Designing and Optimizing Cache System for New Hardware and Infrastructure
Cache systems are core components of today’s data infrastructure. Our group focuses on designing and optimizing various types of cache systems for new hardware and infrastructure. Our goal is to improve the cache hit ratio, reduce costs, and achieve better management capabilities.
Specifically, ASU-IDI is working on the following three sub-areas:
- Persistent cache optimization for Zoned Namespace SSDs: Traditionally, persistent caches have been designed based on regular SSDs, which suffer from high write amplification (i.e., shorter lifespan) and performance penalties.
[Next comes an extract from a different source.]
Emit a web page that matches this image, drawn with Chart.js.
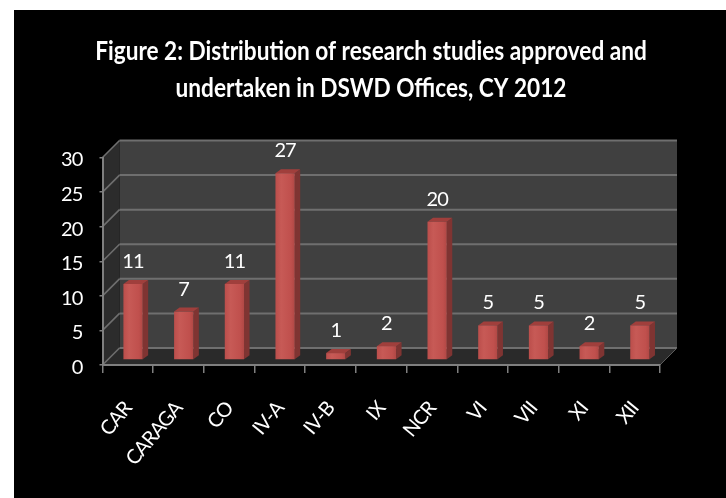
<!DOCTYPE html>
<html>
<head>
<meta charset="utf-8">
<style>
    html, body { margin: 0; padding: 0; background: #fff; }
    #wrap { width: 726px; height: 498px; }
</style>
<script src="https://cdn.jsdelivr.net/npm/chart.js@4"></script>
</head>
<body>
<div id="wrap"><canvas id="chart1" width="726" height="498"></canvas></div>
<script>
    var categories = ['CAR', 'CARAGA', 'CO', 'IV-A', 'IV-B', 'IX', 'NCR', 'VI', 'VII', 'XI', 'XII'];
    var studies = [11, 7, 11, 27, 1, 2, 20, 5, 5, 2, 5];
    var titleLines = ['Figure 2: Distribution of research studies approved and', 'undertaken in DSWD Offices, CY 2012'];

    var depth = 17;        // wall offset
    var barShiftX = 5.2;   // bars sit a little inside the floor
    var barShiftY = -5;
    var barSide = 5.5;
    var barTop = 4;
    var barPct = 0.38;

    function poly(ctx, pts, fill) {
        ctx.beginPath();
        ctx.moveTo(pts[0][0], pts[0][1]);
        for (var i = 1; i < pts.length; i++) ctx.lineTo(pts[i][0], pts[i][1]);
        ctx.closePath();
        ctx.fillStyle = fill;
        ctx.fill();
    }

    function line(ctx, x1, y1, x2, y2, color, w) {
        ctx.beginPath();
        ctx.moveTo(x1, y1);
        ctx.lineTo(x2, y2);
        ctx.strokeStyle = color;
        ctx.lineWidth = w;
        ctx.stroke();
    }

    var pagePlugin = {
        id: 'page',
        beforeDraw: function(chart) {
            var ctx = chart.ctx;
            ctx.save();
            ctx.fillStyle = '#000000';
            ctx.fillRect(14, 10, 712, 488);

            // no condensed face installed, so squeeze the title
            ctx.fillStyle = '#ffffff';
            ctx.font = 'bold 27px Lato, sans-serif';
            ctx.textAlign = 'center';
            ctx.textBaseline = 'alphabetic';
            ctx.translate(371, 0);
            ctx.scale(0.838, 1);
            ctx.fillText(titleLines[0], 0, 60);
            ctx.fillText(titleLines[1], 0, 97);
            ctx.restore();
            ctx.letterSpacing = '-0.9px';
        }
    };

    var wallsPlugin = {
        id: 'walls',
        beforeDraw: function(chart) {
            var ctx = chart.ctx, a = chart.chartArea, y = chart.scales.y;
            ctx.save();
            // back wall, side wall, floor
            poly(ctx, [[a.left + depth, a.top - depth], [a.right + depth, a.top - depth], [a.right + depth, a.bottom - depth], [a.left + depth, a.bottom - depth]], '#404040');
            poly(ctx, [[a.left, a.top], [a.left + depth, a.top - depth], [a.left + depth, a.bottom - depth], [a.left, a.bottom]], '#2c2c2c');
            poly(ctx, [[a.left, a.bottom], [a.left + depth, a.bottom - depth], [a.right + depth, a.bottom - depth], [a.right, a.bottom]], '#2a2a2a');
            y.ticks.forEach(function(t) {
                var py = y.getPixelForValue(t.value);
                line(ctx, a.left, py, a.left + depth, py - depth, '#6f6f6f', 1.6);
                line(ctx, a.left + depth, py - depth, a.right + depth, py - depth, '#6f6f6f', 2);
            });
            line(ctx, a.right, a.bottom, a.right + depth, a.bottom - depth, '#5a5a5a', 1);
            ctx.restore();
        }
    };

    var barsPlugin = {
        id: 'bars3d',
        beforeDatasetsDraw: function(chart) {
            var ctx = chart.ctx;
            ctx.save();
            ctx.translate(barShiftX, barShiftY);
            chart.getDatasetMeta(0).data.forEach(function(bar) {
                var l = bar.x - bar.width / 2, r = bar.x + bar.width / 2;
                poly(ctx, [[r, bar.y], [r + barSide, bar.y - barTop], [r + barSide, bar.base - barTop], [r, bar.base]], '#7f3432');
                poly(ctx, [[l, bar.y], [l + barSide, bar.y - barTop], [r + barSide, bar.y - barTop], [r, bar.y]], '#a03f3c');
            });
        },
        afterDatasetsDraw: function(chart) {
            var ctx = chart.ctx;
            ctx.fillStyle = '#ffffff';
            ctx.font = '20px Lato, sans-serif';
            ctx.textAlign = 'center';
            ctx.textBaseline = 'middle';
            chart.getDatasetMeta(0).data.forEach(function(bar, i) {
                ctx.fillText(studies[i], bar.x, bar.y - 22.5);
            });
            ctx.restore();
        }
    };

    function barFill(context) {
        var chart = context.chart, xs = chart.scales.x;
        if (!xs || !chart.chartArea) return '#c0504d';
        var half = (xs.width / categories.length) * barPct / 2;
        var cx = xs.getPixelForValue(context.dataIndex);
        var g = chart.ctx.createLinearGradient(cx - half, 0, cx + half, 0);
        g.addColorStop(0, '#bb4e4b');
        g.addColorStop(0.3, '#c75a56');
        g.addColorStop(0.8, '#c0504d');
        g.addColorStop(1, '#b04845');
        return g;
    }

    new Chart(document.getElementById('chart1'), {
        type: 'bar',
        data: {
            labels: categories,
            datasets: [{
                data: studies,
                backgroundColor: barFill,
                categoryPercentage: 1,
                barPercentage: barPct,
                clip: false
            }]
        },
        options: {
            responsive: false,
            animation: false,
            layout: { padding: { left: 52.5, right: 66, top: 157.5, bottom: 0 } },
            plugins: {
                legend: { display: false },
                tooltip: { enabled: false },
                title: { display: false }
            },
            scales: {
                x: {
                    afterFit: function(scale) { scale.height = 133; },
                    grid: { drawOnChartArea: false, drawTicks: true, tickLength: 8, color: '#7f7f7f', lineWidth: 1.5 },
                    border: { color: '#7f7f7f', width: 2 },
                    ticks: {
                        color: '#ffffff',
                        font: { family: 'Lato, sans-serif', size: 20 },
                        minRotation: 50,
                        maxRotation: 50,
                        autoSkip: false,
                        padding: 24
                    }
                },
                y: {
                    min: 0,
                    max: 30,
                    afterFit: function(scale) { scale.width = 50; },
                    grid: { drawOnChartArea: false, drawTicks: true, tickLength: 3, color: '#7f7f7f', lineWidth: 1.5 },
                    border: { color: '#7f7f7f', width: 2 },
                    ticks: {
                        stepSize: 5,
                        color: '#ffffff',
                        font: { family: 'Lato, sans-serif', size: 20 },
                        padding: 17,
                        labelOffset: 2.5
                    }
                }
            }
        },
        plugins: [pagePlugin, wallsPlugin, barsPlugin]
    });
</script>
</body>
</html>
We aim to replace these SSDs with emerging ZNS SSDs, which can achieve larger capacity, better management capability, and almost no write amplification.
- Improving cache system performance with application hints: Historically, caches have been isolated from upper-layer applications. We are exploring various ways to use application-level information to improve the cache hit ratio and cost-effectiveness. We have investigated this with graph databases, LSM-KVS, and file systems.
- Cache in disaggregated infrastructure: With the development of memory and storage disaggregation, cache systems need to be redesigned for the new disaggregated memory (CXL-based or RDMA-based) and used to speed up disaggregated storage access. Our focus is on issues related to failure recovery, cache sharing, and cache management.